The more I read on various myeloma places, and cancer places in general, the more i object to use of the word “carer”.
Yes, of course, there are times when the family members of those diagnosed care for our loved ones. But there are plenty of times when they care for us, or don’t “need” care as such, and we’re the ones on the floor needing a pick-me-up. I am his wife, lover, friend, mother of his children, AND carer.
And what about the wider circle of family who are also involved, and may want to visit discussion forums (as a latin scholar in my youth i really want to write fora, or is it fori??!) but are put off by the word and don’t feel they have a place?
I worry that the use of this word has connotations about the relative power positions of the MM patient and their loved ones, and that’s not really reflective of what actually happens.
I think we all need care, and we all give care. that’s what loved ones do. I’d really like that word changed to “family” on the section titles.
Very apt post Fiona. People who use the ‘carer’ label do not often see things as more complex and interactive, as many personal situations / family life is not so formally compartmentalised to fixed roles. For some of us the fight to remain normal remains strong. The state social services system is so unrealistic in putting people into defined categories- due to carer’s allowance (for those able to get it).
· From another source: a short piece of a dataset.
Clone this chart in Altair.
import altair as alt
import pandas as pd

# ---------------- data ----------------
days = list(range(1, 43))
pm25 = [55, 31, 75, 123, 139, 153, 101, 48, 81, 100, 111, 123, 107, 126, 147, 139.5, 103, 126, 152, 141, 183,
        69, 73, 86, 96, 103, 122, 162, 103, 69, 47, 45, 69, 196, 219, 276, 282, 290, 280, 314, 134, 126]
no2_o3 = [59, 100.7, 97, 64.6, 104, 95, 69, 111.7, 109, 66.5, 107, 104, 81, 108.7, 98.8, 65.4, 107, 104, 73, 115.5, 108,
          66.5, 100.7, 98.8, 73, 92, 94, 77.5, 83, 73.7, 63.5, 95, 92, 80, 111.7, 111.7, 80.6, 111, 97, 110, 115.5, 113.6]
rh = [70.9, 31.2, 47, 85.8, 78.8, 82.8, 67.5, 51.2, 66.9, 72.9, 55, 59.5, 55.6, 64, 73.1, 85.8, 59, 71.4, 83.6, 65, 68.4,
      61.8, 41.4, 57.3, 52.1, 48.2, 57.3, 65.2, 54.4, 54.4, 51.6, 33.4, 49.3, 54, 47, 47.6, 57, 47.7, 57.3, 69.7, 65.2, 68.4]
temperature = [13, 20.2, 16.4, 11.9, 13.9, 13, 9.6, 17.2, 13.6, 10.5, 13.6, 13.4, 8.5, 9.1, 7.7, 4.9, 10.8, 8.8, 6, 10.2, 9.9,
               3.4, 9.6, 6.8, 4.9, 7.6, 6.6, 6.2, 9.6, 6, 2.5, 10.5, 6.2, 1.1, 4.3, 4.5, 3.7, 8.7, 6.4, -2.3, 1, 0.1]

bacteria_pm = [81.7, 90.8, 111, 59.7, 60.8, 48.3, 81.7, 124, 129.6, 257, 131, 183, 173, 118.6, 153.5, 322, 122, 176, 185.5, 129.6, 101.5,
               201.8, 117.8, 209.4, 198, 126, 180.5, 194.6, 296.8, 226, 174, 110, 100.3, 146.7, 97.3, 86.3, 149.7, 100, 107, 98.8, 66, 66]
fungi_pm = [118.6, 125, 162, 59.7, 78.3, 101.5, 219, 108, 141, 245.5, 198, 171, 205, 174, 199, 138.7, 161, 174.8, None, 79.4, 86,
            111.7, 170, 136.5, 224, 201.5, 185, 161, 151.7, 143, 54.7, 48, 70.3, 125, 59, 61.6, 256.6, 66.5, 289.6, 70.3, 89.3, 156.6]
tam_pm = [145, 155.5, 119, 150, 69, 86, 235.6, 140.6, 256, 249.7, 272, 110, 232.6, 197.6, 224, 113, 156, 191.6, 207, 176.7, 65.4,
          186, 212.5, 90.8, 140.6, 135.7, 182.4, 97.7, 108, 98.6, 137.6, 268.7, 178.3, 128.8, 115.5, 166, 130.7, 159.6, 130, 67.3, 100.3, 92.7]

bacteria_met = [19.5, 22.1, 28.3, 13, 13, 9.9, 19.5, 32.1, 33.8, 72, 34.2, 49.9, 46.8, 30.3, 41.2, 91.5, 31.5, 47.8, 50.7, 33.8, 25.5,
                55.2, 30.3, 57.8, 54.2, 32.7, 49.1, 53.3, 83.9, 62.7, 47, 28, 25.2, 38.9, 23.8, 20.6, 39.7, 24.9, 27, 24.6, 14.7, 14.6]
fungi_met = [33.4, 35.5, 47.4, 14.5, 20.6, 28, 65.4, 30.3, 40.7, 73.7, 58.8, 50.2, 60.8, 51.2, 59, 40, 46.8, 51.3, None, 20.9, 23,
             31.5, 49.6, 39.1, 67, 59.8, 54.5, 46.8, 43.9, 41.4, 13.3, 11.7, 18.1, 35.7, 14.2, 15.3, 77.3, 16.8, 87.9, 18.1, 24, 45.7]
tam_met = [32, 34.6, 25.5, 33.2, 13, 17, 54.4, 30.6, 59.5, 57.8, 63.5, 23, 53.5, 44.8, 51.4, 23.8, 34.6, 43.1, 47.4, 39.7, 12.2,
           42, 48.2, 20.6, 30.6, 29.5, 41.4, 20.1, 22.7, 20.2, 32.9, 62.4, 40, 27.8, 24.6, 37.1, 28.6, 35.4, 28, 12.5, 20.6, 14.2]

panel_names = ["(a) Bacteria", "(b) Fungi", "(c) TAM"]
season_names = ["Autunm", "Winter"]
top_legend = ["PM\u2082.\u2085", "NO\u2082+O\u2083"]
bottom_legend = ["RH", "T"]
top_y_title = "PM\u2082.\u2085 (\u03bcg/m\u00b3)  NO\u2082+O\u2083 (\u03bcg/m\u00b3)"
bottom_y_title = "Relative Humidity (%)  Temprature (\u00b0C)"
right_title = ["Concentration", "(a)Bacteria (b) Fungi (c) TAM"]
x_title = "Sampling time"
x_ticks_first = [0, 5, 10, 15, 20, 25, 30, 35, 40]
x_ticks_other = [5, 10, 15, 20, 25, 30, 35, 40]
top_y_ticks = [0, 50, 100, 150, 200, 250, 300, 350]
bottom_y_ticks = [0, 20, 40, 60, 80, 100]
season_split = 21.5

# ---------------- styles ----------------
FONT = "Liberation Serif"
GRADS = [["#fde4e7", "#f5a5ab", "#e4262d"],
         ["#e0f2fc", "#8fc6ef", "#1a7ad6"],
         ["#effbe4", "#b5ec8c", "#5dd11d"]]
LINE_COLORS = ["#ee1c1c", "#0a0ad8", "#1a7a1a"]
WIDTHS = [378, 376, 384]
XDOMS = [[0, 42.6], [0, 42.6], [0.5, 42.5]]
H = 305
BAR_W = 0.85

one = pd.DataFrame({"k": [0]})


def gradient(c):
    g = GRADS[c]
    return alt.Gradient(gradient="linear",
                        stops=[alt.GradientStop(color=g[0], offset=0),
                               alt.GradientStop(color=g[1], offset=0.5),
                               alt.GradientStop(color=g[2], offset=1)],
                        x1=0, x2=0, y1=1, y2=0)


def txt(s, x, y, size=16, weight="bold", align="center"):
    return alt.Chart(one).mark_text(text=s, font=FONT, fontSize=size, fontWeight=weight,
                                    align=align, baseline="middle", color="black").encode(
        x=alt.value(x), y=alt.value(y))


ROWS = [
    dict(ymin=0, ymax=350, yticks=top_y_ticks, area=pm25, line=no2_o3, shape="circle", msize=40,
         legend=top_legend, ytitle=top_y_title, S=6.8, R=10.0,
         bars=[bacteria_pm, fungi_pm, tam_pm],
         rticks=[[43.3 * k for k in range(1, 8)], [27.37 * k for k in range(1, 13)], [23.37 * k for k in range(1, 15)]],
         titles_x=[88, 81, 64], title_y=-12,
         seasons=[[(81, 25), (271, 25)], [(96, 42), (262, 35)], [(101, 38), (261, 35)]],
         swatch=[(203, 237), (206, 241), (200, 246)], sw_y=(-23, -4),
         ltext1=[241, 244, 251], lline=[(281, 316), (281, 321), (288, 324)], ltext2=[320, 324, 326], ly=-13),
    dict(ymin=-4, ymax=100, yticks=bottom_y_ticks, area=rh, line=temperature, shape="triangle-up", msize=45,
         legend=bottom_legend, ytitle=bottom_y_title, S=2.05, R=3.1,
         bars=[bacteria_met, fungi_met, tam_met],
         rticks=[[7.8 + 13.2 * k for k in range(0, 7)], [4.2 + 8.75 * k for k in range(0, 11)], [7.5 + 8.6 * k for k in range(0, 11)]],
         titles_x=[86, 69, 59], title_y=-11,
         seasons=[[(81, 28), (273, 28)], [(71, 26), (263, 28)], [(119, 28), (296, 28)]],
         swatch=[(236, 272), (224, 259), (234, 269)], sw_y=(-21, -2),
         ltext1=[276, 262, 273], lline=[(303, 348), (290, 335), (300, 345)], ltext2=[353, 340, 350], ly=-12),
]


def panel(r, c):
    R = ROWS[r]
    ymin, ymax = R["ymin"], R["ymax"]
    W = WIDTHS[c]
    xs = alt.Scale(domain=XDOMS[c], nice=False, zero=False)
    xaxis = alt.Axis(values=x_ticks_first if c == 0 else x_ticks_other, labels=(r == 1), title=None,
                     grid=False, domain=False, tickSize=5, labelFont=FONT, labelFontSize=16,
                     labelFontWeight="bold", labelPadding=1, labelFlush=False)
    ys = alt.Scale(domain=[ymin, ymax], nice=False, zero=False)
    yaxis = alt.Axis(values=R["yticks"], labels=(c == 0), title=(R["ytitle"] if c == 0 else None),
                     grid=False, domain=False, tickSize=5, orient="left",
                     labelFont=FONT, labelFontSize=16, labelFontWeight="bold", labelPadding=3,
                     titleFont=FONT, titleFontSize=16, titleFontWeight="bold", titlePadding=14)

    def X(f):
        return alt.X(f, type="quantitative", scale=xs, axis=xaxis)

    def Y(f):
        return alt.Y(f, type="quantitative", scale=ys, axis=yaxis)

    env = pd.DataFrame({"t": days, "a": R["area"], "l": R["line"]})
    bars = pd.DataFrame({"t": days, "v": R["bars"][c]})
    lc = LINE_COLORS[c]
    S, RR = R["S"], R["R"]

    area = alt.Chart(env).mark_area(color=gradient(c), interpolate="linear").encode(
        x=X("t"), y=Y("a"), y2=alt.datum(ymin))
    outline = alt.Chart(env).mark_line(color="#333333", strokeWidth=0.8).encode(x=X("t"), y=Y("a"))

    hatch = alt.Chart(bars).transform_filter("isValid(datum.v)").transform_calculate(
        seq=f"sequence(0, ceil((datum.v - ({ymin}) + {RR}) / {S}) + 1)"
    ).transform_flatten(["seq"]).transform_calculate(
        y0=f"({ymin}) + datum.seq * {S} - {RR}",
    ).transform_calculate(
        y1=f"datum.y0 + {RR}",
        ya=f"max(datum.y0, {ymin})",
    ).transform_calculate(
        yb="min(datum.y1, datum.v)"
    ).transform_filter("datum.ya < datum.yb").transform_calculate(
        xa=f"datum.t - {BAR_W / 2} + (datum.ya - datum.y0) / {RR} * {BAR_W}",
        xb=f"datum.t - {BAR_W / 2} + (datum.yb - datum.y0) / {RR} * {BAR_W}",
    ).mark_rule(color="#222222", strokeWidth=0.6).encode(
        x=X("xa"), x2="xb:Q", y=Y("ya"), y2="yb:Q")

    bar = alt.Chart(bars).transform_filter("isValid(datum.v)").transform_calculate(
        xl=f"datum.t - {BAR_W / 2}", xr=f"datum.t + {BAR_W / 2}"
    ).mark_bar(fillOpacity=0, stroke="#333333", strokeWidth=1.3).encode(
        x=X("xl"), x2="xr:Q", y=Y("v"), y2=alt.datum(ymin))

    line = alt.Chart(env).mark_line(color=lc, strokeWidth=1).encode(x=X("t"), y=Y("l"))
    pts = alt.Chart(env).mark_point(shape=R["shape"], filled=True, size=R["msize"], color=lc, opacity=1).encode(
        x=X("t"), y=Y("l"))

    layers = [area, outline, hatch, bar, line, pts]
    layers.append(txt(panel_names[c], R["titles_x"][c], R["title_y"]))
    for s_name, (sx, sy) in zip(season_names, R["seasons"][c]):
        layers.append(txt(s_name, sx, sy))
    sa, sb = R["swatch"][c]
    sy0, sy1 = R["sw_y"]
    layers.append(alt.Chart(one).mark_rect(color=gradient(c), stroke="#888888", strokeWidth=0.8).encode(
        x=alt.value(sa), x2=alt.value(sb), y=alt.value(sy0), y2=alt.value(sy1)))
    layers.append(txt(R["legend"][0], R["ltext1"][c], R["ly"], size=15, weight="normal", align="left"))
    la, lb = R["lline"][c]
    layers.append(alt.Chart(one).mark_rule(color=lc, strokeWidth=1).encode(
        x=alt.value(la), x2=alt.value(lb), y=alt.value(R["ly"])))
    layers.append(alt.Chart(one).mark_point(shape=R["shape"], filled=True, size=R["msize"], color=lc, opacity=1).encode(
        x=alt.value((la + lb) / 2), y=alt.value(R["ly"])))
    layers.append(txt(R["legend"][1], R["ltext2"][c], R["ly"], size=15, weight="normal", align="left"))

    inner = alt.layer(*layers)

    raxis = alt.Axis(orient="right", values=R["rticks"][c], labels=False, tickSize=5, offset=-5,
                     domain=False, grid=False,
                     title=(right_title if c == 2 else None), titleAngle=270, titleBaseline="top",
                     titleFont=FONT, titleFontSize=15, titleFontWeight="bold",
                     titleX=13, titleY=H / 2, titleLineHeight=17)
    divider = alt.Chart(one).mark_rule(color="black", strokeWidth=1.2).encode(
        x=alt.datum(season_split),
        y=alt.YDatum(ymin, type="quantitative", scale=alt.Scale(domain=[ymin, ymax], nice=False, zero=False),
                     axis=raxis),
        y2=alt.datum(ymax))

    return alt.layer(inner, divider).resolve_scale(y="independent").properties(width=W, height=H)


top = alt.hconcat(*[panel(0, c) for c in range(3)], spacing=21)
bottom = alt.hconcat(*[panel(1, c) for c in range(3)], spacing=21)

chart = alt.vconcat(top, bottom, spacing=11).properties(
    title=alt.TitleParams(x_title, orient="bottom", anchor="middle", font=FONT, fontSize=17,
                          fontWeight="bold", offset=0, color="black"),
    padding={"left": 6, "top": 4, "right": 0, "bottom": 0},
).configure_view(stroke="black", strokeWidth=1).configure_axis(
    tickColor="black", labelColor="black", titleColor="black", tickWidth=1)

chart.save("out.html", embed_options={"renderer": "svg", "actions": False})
I also do not like the word carer. My forth admission into hospital recently, in less than as many months, for a rather long stay had nurses asking me whether I wanted care assistants to help me bath- over my dead body was my reply- I will do it in my own time and pace!!!
Thanks for your feedback. We use the term ‘carer’ as this enables us to cover a broad range of people who might be providing any sort of emotional and practical support to myeloma patients but not as part of a professional role.
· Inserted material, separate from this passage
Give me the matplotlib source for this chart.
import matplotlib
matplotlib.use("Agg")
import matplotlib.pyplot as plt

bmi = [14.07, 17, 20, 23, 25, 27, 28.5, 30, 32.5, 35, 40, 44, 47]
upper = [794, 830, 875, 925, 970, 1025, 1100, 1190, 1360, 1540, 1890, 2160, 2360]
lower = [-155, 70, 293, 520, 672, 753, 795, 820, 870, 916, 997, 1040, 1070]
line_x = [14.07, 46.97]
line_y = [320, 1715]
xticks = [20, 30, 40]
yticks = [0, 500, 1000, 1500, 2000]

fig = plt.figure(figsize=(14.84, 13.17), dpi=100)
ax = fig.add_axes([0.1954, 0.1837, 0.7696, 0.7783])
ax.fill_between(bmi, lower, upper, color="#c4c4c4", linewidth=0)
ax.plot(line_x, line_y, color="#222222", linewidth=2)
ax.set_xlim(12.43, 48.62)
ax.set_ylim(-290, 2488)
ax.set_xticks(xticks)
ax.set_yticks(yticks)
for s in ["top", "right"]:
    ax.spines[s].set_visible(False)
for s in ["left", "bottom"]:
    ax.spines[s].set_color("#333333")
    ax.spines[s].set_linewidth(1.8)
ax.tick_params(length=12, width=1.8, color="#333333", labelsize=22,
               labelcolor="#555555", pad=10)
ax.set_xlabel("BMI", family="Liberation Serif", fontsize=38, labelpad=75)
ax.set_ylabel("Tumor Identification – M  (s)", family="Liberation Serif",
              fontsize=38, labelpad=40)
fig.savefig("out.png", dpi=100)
It is difficult to identify an alternative that would capture everyone who would benefit from specific information or help – this might be friends, family members or others.
We have discussed use of the term ‘carer’ at a number of Patient and Family Infodays and the feedback has been mixed. Some people agree with you that this is not a term they would ever use or like to be labelled with. Others feel that it recognises their status and role within someone else’s myeloma and affords them the credibility to be involved in treatment decisions, care planning and other discussions.
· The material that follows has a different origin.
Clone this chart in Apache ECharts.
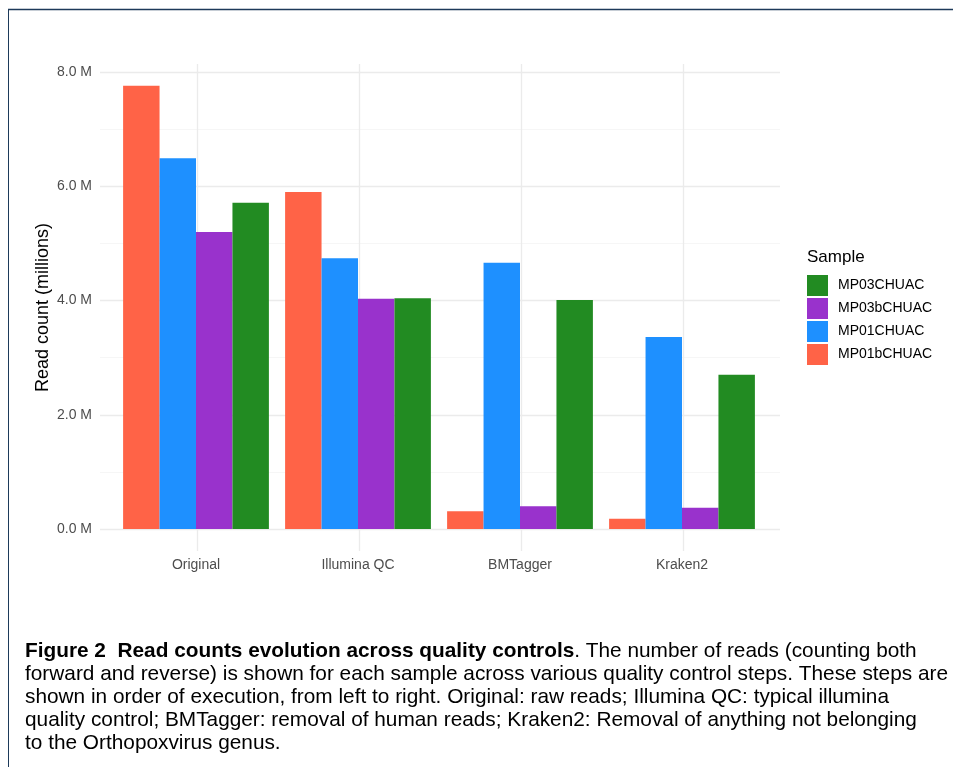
<!DOCTYPE html>
<html>
<head>
<meta charset="utf-8">
<script src="https://cdn.jsdelivr.net/npm/echarts@6/dist/echarts.min.js"></script>
<style>
html,body{margin:0;padding:0;background:#fff;}
#chart{width:953px;height:767px;}
</style>
</head>
<body>
<div id="chart"></div>
<script>
// steps along x, samples are the fill groups
var steps = ['Original', 'Illumina QC', 'BMTagger', 'Kraken2'];
var samples = ['MP01bCHUAC', 'MP01CHUAC', 'MP03bCHUAC', 'MP03CHUAC'];
var sampleColors = ['#FF6347', '#1E90FF', '#9932CC', '#228B22'];
// read counts in millions, one array per sample (same order as steps)
var MP01bCHUAC = [7.76, 5.90, 0.31, 0.18];
var MP01CHUAC = [6.49, 4.74, 4.66, 3.36];
var MP03bCHUAC = [5.20, 4.03, 0.40, 0.37];
var MP03CHUAC = [5.71, 4.04, 4.01, 2.70];
var yTicks = [0, 2, 4, 6, 8];

var captionLines = [
	['Figure 2  Read counts evolution across quality controls', '. The number of reads (counting both'],
	['', 'forward and reverse) is shown for each sample across various quality control steps. These steps are'],
	['', 'shown in order of execution, from left to right. Original: raw reads; Illumina QC: typical illumina'],
	['', 'quality control; BMTagger: removal of human reads; Kraken2: Removal of anything not belonging'],
	['', 'to the Orthopoxvirus genus.']
];

var seriesData = [MP01bCHUAC, MP01CHUAC, MP03bCHUAC, MP03CHUAC];

var series = samples.map(function (s, i) {
	return {
		name: s,
		type: 'bar',
		xAxisIndex: 2,
		yAxisIndex: 2,
		barGap: 0,
		barCategoryGap: '10%',
		itemStyle: { color: sampleColors[i] },
		data: seriesData[i]
	};
});

// caption font is a condensed sans, squeeze Liberation Sans to fit the width
var capFont = 21;
var ctx = document.createElement('canvas').getContext('2d');
ctx.font = capFont + 'px "Liberation Sans"';
var capScale = 923 / ctx.measureText(captionLines[1][1]).width;

var graphics = [
	{ type: 'line', shape: { x1: 8, y1: 9.5, x2: 953, y2: 9.5 }, style: { stroke: '#1d3a5a', lineWidth: 1.5 } },
	{ type: 'line', shape: { x1: 8.5, y1: 9, x2: 8.5, y2: 767 }, style: { stroke: '#1d3a5a', lineWidth: 1 } }
];
captionLines.forEach(function (ln, i) {
	var txt = (ln[0] ? '{b|' + ln[0] + '}' : '') + '{n|' + ln[1] + '}';
	graphics.push({
		type: 'text',
		x: 25,
		y: 651 + i * 23,
		scaleX: capScale,
		style: {
			text: txt,
			verticalAlign: 'middle',
			rich: {
				b: { fontFamily: 'Liberation Sans', fontWeight: 'bold', fontSize: capFont, fill: '#000' },
				n: { fontFamily: 'Liberation Sans', fontSize: capFont, fill: '#000' }
			}
		}
	});
});

var option = {
	backgroundColor: '#fff',
	animation: false,
	textStyle: { fontFamily: 'Liberation Sans' },
	title: {
		text: 'Sample',
		left: 807,
		top: 249,
		padding: 0,
		textStyle: { fontSize: 17, fontWeight: 'normal', color: '#000', fontFamily: 'Liberation Sans' }
	},
	legend: {
		orient: 'vertical',
		left: 807,
		top: 275,
		padding: 0,
		itemWidth: 21,
		itemHeight: 21,
		itemGap: 2,
		icon: 'rect',
		data: samples.slice().reverse(),
		textStyle: { fontSize: 14, color: '#000', padding: [0, 0, 0, 5] }
	},
	grid: [
		// horizontal grid lines + y labels
		{ left: 100, right: 173, top: 72, bottom: 238 },
		// vertical grid lines at category centres
		{ left: 197, right: 270, top: 64, bottom: 216 },
		// bars
		{ left: 115, right: 190, top: 72, bottom: 238 }
	],
	xAxis: [
		{ gridIndex: 0, type: 'value', show: false },
		{
			gridIndex: 1, type: 'category', data: steps, boundaryGap: false,
			axisLine: { show: false }, axisTick: { show: false }, axisLabel: { show: false },
			splitLine: { show: true, lineStyle: { color: '#ebebeb', width: 1.3 } }
		},
		{
			gridIndex: 2, type: 'category', data: steps,
			axisLine: { show: false }, axisTick: { show: false },
			axisLabel: { color: '#4d4d4d', fontSize: 14, margin: 29 }
		}
	],
	yAxis: [
		{
			gridIndex: 0, type: 'value', min: 0, max: 8, interval: 2,
			axisLine: { show: false }, axisTick: { show: false },
			axisLabel: {
				color: '#4d4d4d', fontSize: 14, margin: 8,
				formatter: function (v) { return yTicks.indexOf(v) >= 0 ? v.toFixed(1) + ' M' : ''; }
			},
			splitLine: { show: true, lineStyle: { color: '#ebebeb', width: 1.3 } },
			minorTick: { show: false, splitNumber: 2 },
			minorSplitLine: { show: true, lineStyle: { color: '#f4f4f4', width: 0.8 } }
		},
		{
			gridIndex: 1, type: 'value',
			name: 'Read count (millions)', nameLocation: 'middle', nameGap: 145,
			nameTextStyle: { fontSize: 18, color: '#000' },
			axisLine: { show: false }, axisTick: { show: false },
			axisLabel: { show: false }, splitLine: { show: false }
		},
		{ gridIndex: 2, type: 'value', min: 0, max: 8, show: false }
	],
	series: series,
	graphic: graphics
};

var myChart = echarts.init(document.getElementById('chart'));
myChart.setOption(option);
</script>
</body>
</html>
Using ‘carer’ is also consistent with other organisations and can also prompt people to recognise that they themselves are entitled to help and support, for example requesting a GP carer’s assessment or seeking advice / using services available at a local carer’s centre.
We’re very happy to keep this under review and to seek more feedback at Infodays and Support Group meetings and from this Discussion Forum thread.
I hope this is helpful. Thank you for taking the time to give us your feedback on this issue.